How can I reduce a grid of equal sized squares to a minimum set of rectangles?

Question

If I have an arbitrary sized grid of equal sized squares (with no spacing between them), I need to know an efficient way to reduce these into a minimum number of rectangles, for example if each asterisk represents a square, then this could be reduced to one big rectangle:

*****
*****
*****

While this could be reduced to two rectangles:

  ***             ***
*****   =>  **(1) ***(2)
*****       **    ***
  ***             ***

An obvious solution is to collect adjacent squares in each row, then collect adjacent rows which are identical. For my second example this would find three rectangles, which is not optimal.

  *** (1)

***** (2)
*****

  *** (3)

I am wondering if there's a more successful and efficient algorithm to do this.

Answer 1

I've a gut feeling that this problem can be complex... for example consider

   *
   ***
****
   ***
   *

The optimal solution is 4

   B
   BCC
AAAB
   BDD
   B

but i don't find an easy way to foresee by local reasoning that A should stop before last square. In the optimal solution A, C, and D are non-maximal rectangles and only B is maximal. Things can get even more complex for example with:

   *
   ***
****
   ***
   *
 *****
  * *
  * *

where the optimal solution is

   B
   BCC
AAAB
   BDD
   B
 EEEEE
  F G
  F G

where only E is maximal. Also looks it's actually easy to build arbitrarily large problems where in the optimal solution all but one rectangles are non-maximal. Of course this doesn't mean IMO that no easy solution exists... like I said it's a gut feeling, but IMO any solver that reasons with maximal rectangles is going to have problems if the absolute minimum is needed.

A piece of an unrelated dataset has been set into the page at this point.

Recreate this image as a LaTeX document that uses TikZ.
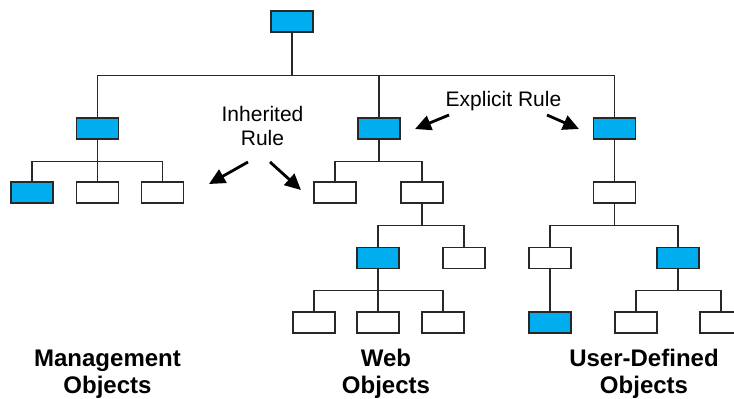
\documentclass[tikz,border=0pt]{standalone}
\usepackage{fontspec}
\setmainfont{Liberation Sans}
\usetikzlibrary{arrows.meta}
\definecolor{boxblue}{RGB}{0,174,239}
\definecolor{linegray}{RGB}{40,40,40}
\begin{document}
\begin{tikzpicture}[x=1bp,y=-1bp,
  obj/.style={draw=linegray,line width=1.3bp,minimum width=42bp,minimum height=21bp,inner sep=0pt,fill=white},
  sel/.style={obj,fill=boxblue},
  conn/.style={draw=linegray,line width=1.3bp},
  rulearrow/.style={line width=2.8bp,-{Triangle[length=16bp,width=15bp]}},
  lab/.style={font=\fontsize{21bp}{24bp}\selectfont,align=center},
  grp/.style={font=\fontsize{24bp}{27bp}\selectfont\bfseries,align=center}]
\useasboundingbox (0,0) rectangle (734,398);
\begin{scope}
\clip (0,0) rectangle (734,398);
% nodes
\node[sel] (root) at (292,21.5) {};
\node[sel] (m) at (97.5,128.5) {};
\node[sel] (w) at (379,128.5) {};
\node[sel] (u) at (614.5,128.5) {};
\node[sel] (m1) at (32,192.5) {};
\node[obj] (m2) at (97.5,192.5) {};
\node[obj] (m3) at (162.5,192.5) {};
\node[obj] (w1) at (335,192.5) {};
\node[obj] (w2) at (422,192.5) {};
\node[sel] (w21) at (378,258) {};
\node[obj] (w22) at (464,258) {};
\node[obj] (w211) at (314,322.5) {};
\node[obj] (w212) at (378,322.5) {};
\node[obj] (w213) at (443,322.5) {};
\node[obj] (u1) at (614.5,192.5) {};
\node[obj] (u11) at (550,258) {};
\node[sel] (u12) at (678,258) {};
\node[sel] (u111) at (550,322.5) {};
\node[obj] (u121) at (636,322.5) {};
\node[obj] (u122) at (721,322.5) {};
% connectors
\foreach \c in {m,w,u} \draw[conn] (root.south) -- ++(0,43) -| (\c.north);
\foreach \c in {m1,m2,m3} \draw[conn] (m.south) -- ++(0,22) -| (\c.north);
\foreach \c in {w1,w2} \draw[conn] (w.south) -- ++(0,22) -| (\c.north);
\draw[conn] (u.south) -- (u1.north);
\foreach \c in {w21,w22} \draw[conn] (w2.south) -- ++(0,22) -| (\c.north);
\foreach \c in {w211,w212,w213} \draw[conn] (w21.south) -- ++(0,21) -| (\c.north);
\foreach \c in {u11,u12} \draw[conn] (u1.south) -- ++(0,22) -| (\c.north);
\draw[conn] (u11.south) -- (u111.north);
\foreach \c in {u121,u122} \draw[conn] (u12.south) -- ++(0,21) -| (\c.north);
\end{scope}
% labels
\node[lab] (inh) at (262.5,126) {Inherited\\Rule};
\node[lab,anchor=base] (exp) at (503.5,106) {Explicit Rule};
\coordinate (ia1) at (248,162);
\coordinate (ia2) at (209,184);
\coordinate (ib1) at (270,162);
\coordinate (ib2) at (301,190);
\coordinate (ea1) at (449,115);
\coordinate (ea2) at (415,129);
\coordinate (eb1) at (547,115);
\coordinate (eb2) at (579,129);
\draw[rulearrow] (ia1) -- (ia2);
\draw[rulearrow] (ib1) -- (ib2);
\draw[rulearrow] (ea1) -- (ea2);
\draw[rulearrow] (eb1) -- (eb2);
\node[grp,anchor=base] (mg) at (107.5,393) {Management\\Objects};
\node[grp,anchor=base] (wb) at (386,393) {Web\\Objects};
\node[grp,anchor=base] (ud) at (644,393) {User-Defined\\Objects};
\end{tikzpicture}
\end{document}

For a somewhat similar but also different problem (I was searching a minimal covering with non-necessarily-disjoint discs) I used a slow greedy approach always adding to the solution the disc that was contained and covering most not-yet-covered squares. For your problem I'd probably see how it works adding the largest contained rectangle every time... that as the examples above show however this is not going to be in general an optimal solution.